In the email exchange that precedes the first chapter, we learn that Lutz and Hayward shared not only a long-dissolved romantic history, but also a creative partnership that ended in “epic disaster.” Yet, Lutz, “a sucker for unfinished business,” lures her ex into a new project, and Hayward is game—“hopefully not in the hunting sense,” he adds. The duo then alternate writing duties, commenting on, and footnoting, each other’s efforts along the way. As the interpersonal missives increase in sarcasm and menace, the reader soon realizes exactly why these two didn’t make it (Thanksgiving food-poisoning and near-death road trip aside)—and fear for their characters’ fates as well.

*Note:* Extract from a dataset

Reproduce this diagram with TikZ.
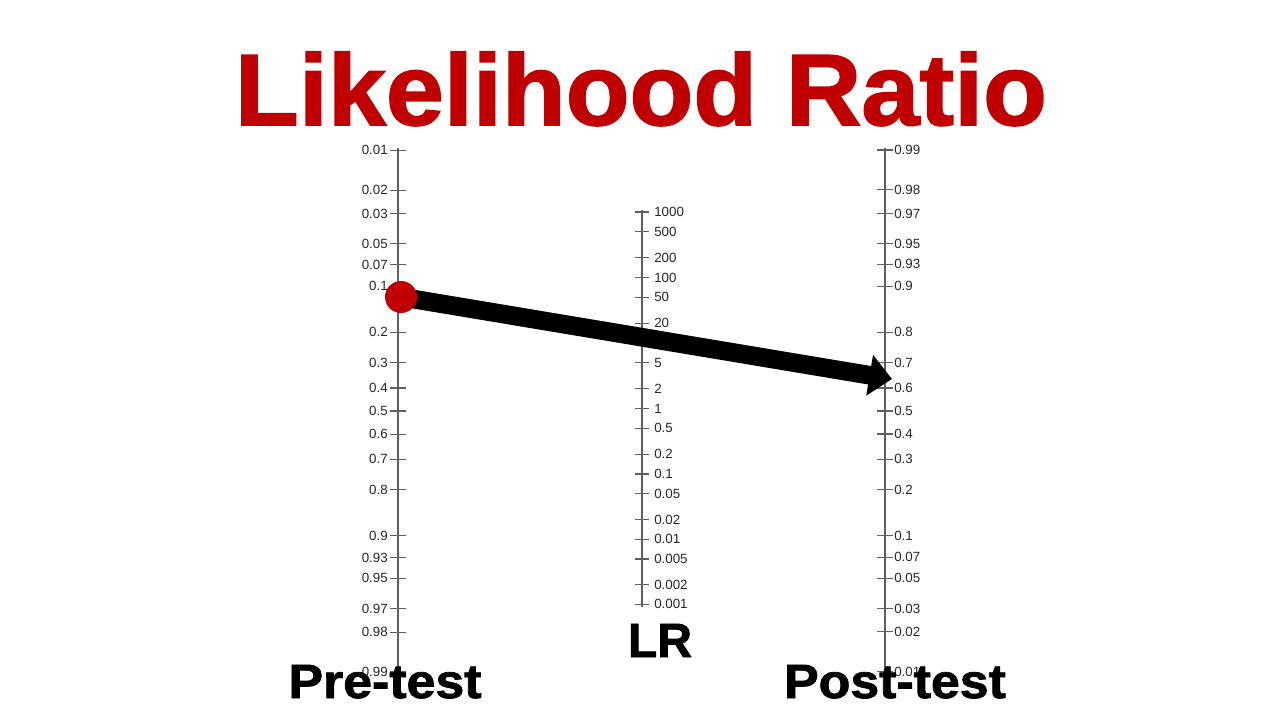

Oh, yes—about the other plot. Lutz kicks it off by introducing us to Paul and Lacey Hansen, orphaned twentysomething siblings in rural northern California who discover a headless corpse on their homestead. Since that homestead is also their marijuana farm, they think it best to remove the body to a less incriminating spot.
But then, like so much unfinished business, the corpse returns to the scene of the crime, in an even less appealing state than before. As Heads You Lose is the first of Lutz’s novels to actually have a dead body, it’s nice that it gets so much action.
By the final chapter, the once-sleepy town is littered with victims—chosen, more or less, by how annoying that character is to each co-author. When Hayward trots out (or rather, limps out) Paul’s girlfriend, Brandy Chester (a brainy stripper disabled by a pole-dancing accident), it doesn’t take a PI to deduce that she’ll soon be in Lutz’s crosshairs.
Though Lutz and Hayward’s relationship may never have true closure, Heads You Lose wraps up the wacky with a satisfying whoo-hoo! This could be the start of a beautiful fictional friendship—if the plotting pair don’t try to whack each other first.